The question now is, could we really make Soylent? And would we want to?
(Excerpt) Read more at yahoo.com ...
Just don’t eat clowns. They taste funny.
The solution to feeding people is developing oil and gas reserves. Also, get governments OUT of it. Taxation and regulation are sure paths to world hunger.
Hunan meat may look this good, but the mad cow disease would be the trap.
Remember this old book advertised in Western magazines years ago?
Cannibal Coast.. [Edward W Kilman] — History of the savage Karankawa Indians, who once inhabited the coastal regions of Texas.
Bernal Diaz(Conquest of Mexico) tells of how the Aztecs ate the sacrificial bodies of young Indians. He was not sure if Cortez’s men had also eaten them or not in the food prepared for them by the Aztecs. Montezuma did chow down on such sacrifices.
And lets not forget the remains of human meals found by archaeologists in the 4-Corners area of New Mexico and Colorado.
“Left haunch, the right haunch is the working haunch andmit is too tough.”
Old western script,
Jonathan Swift thought so but only Irish children ...
The solution to world hunger is for the hungry places to not farm like it’s still the bronze age.

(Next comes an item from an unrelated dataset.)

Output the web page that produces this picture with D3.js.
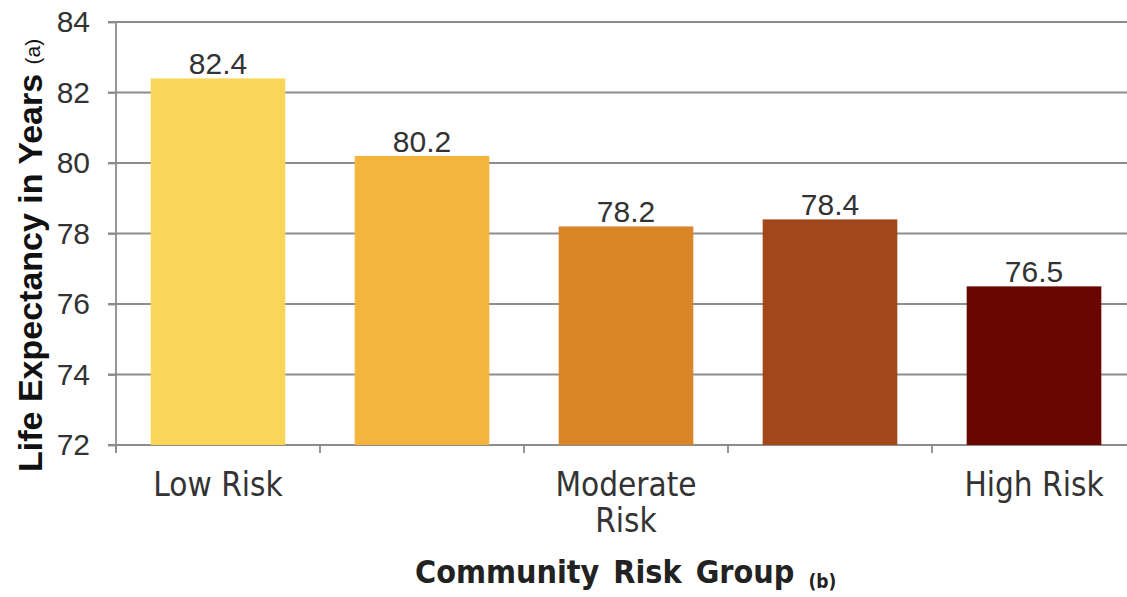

We all have our limits. I won’t eat a progressive. It would make me nauseous.
Much world hunger is man made by corrupt governments.

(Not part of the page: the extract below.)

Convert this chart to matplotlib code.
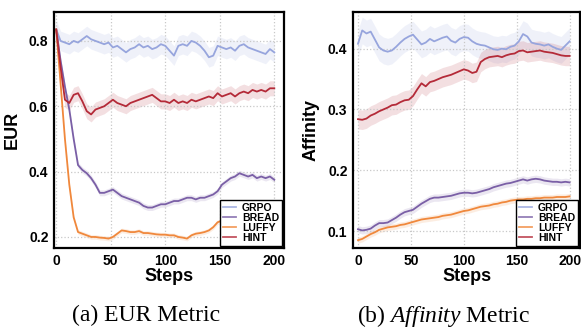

We can have get-togethers to eat the people. They will be known as “Donner Parties.”
Way too fatty to be a healthy food.
Bwa ha.
It used to be that the underclass — those with no property or employment — would die of whatever, and take their bad genetic traits and cultural behaviors with them. Now we actually breed the lowest of the low. Until something changes, we are on a sure road to ruin.
Always heard the early whites in America oppressed the Native Americans.
I say we brought them Christianity. Changed some of the bad ones to the better.
Wasn't our first Thanksgiving based on Native Americans helping out early American settlers at Plymouth Rock? (That was a major experiment in socialism prior to Thanksgiving. What an expected failure on steroid.)
Another interesting thing I've read about history and archaeology was even though Native Americans hadn't invented the wheel there was an archaeological dig in central America found a toy wheel barrel with a wheel. Where did it come from and why didn't it catch on?
That movie didn’t really come true this year.
How many women look like Leigh Taylor Young?
Unfortunately, corrupt governments are as ubiquitous as hunger.
As long as they got the grapefruits.
>>It comes in various colors, the best of which is the titular Soylent Green.
I’ve always been partial to titular myself.